If you want to add a new table to a pipeline that is already in streaming (CDC) mode, you can do so without resetting Debezium Server and executing a new full snapshot. In Debezium, this is called incremental snapshot and it is performed using a table on the source database as the interface with the Debezium connector.

Prepare the source database for Debezium incremental snapshots

In this section we describe the one time preparation you need to introduce to your source database in order to allow for incremental snapshot.

Incremental snapshot is needed when adding a new table to the pipeline while it’s already in streaming (CDC mode). To enable incremenal snapshot, you will need to make a change to your source database. For more formation, see Debezium’s documentation.

Create the signaling table

On the source database, create a signaling table for sending signals to the connector:

CREATE TABLE <signalingTableName>
(
  id VARCHAR(42) PRIMARY KEY,
  type VARCHAR(32) NOT NULL,
  data VARCHAR(2048) NULL
);

For more information about the required structure of the signaling table, see the structure of a signaling data collection.

SQL Server - Enable CDC for the signaling table

On the source database, enable CDC for the signaling table by running this stored procedure:

USE <databaseName>
GO

EXEC sys.sp_cdc_enable_table
@source_schema = N'<schemaName>'
@source_name   = N'<tableName>',
@role_name     = N'<roleName>',
@filegroup_name = N'<fileGroupName>',
@supports_net_changes = 0
GO

For more information, see stored procedure arguments.

Configure Debezium Server’s application.properties

  • Add the property debezium.source.signal.data.collection and set its value to the fully-qualified name of the signaling table that you created.

    The format for the fully-qualified name of the signaling table depends on the source database type. The following examples show the naming formats to use for each supported database:

    • MySQL: <databaseName>.<tableName>

    • Oracle: <databaseName>.<schemaName>.<tableName>

    • PostgreSQL: <schemaName>.<tableName>

    • SQL Server: <databaseName>.<schemaName>.<tableName>

Snapshotting an additional table (incremental snapshot)

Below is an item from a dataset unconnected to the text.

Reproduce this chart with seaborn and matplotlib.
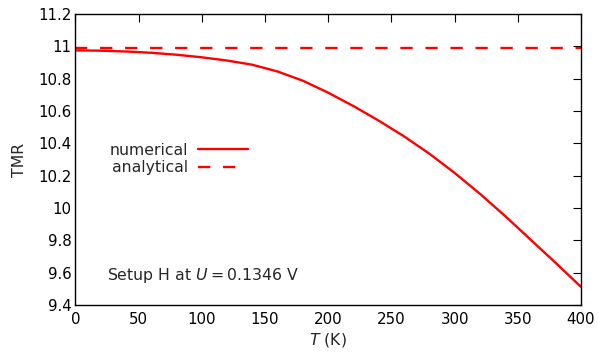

This section describes the steps to snapshot an additional table using Debezium signaling table mechanism. For more information, see Debezium documentation.

Prerequisites

A signaling table exists on the source database and the connector is configured to capture it as described here.

Debezium Server’s application.properties

Update the property debezium.source.table.include.list to contain the new table name to be monitored.

SQL Server - Enable CDC for the Table

On the source database, enable CDC for the additional table by running this stored procedure:

USE <databaseName>
GO

EXEC sys.sp_cdc_enable_table
@source_schema = N'<schemaName>'
@source_name   = N'<tableName>',
@role_name     = N'<roleName>',
@filegroup_name = N'<fileGroupName>',
@supports_net_changes = 0
GO

For more details on the stored procedure arguments, see here.

Signal Debezium to execute an incremental snapshot

The following INSERT statement will trigger a snapshot signal to the signaling table on the source database. After Debezium detects the change in the signaling table, it reads the signal and runs the requested snapshot operation.

INSERT INTO
   <signalingTableName>(id, type, data)
VALUES
   (
      '<signalRequestID>', 'execute-snapshot', '{"data-collections":["_<tableName1>_","_<tableName2>_">],"type":"incremental"}'
   )
;

The data-collections array lists tables by their fully-qualified names, using the same format as mentioned here.

Signaling Table Columns

Column Description
id An arbitrary string that is assigned as the identifier for the signal request.
type The type of signal to send.
data An array of table names to include in the snapshot.

SQL Server: sp_cdc_enable_table Stored Procedure Arguments

  • @source_name - Specifies the name of the table that you want to capture.
  • @role_name - Specifies a role MyRole to which you can add users to whom you want to grant SELECT permission on the captured columns of the source table. Users in the sysadmin or db_owner role also have access to the specified change tables. Set the value of @role_name to NULL, to allow only members in the sysadmin or db_owner to have full access to captured information.
  • @filegroup_name - Specifies the filegroup where SQL Server places the change table for the captured table. The named filegroup must be already exist. It is best not to locate change tables in the same filegroup that you use for source tables.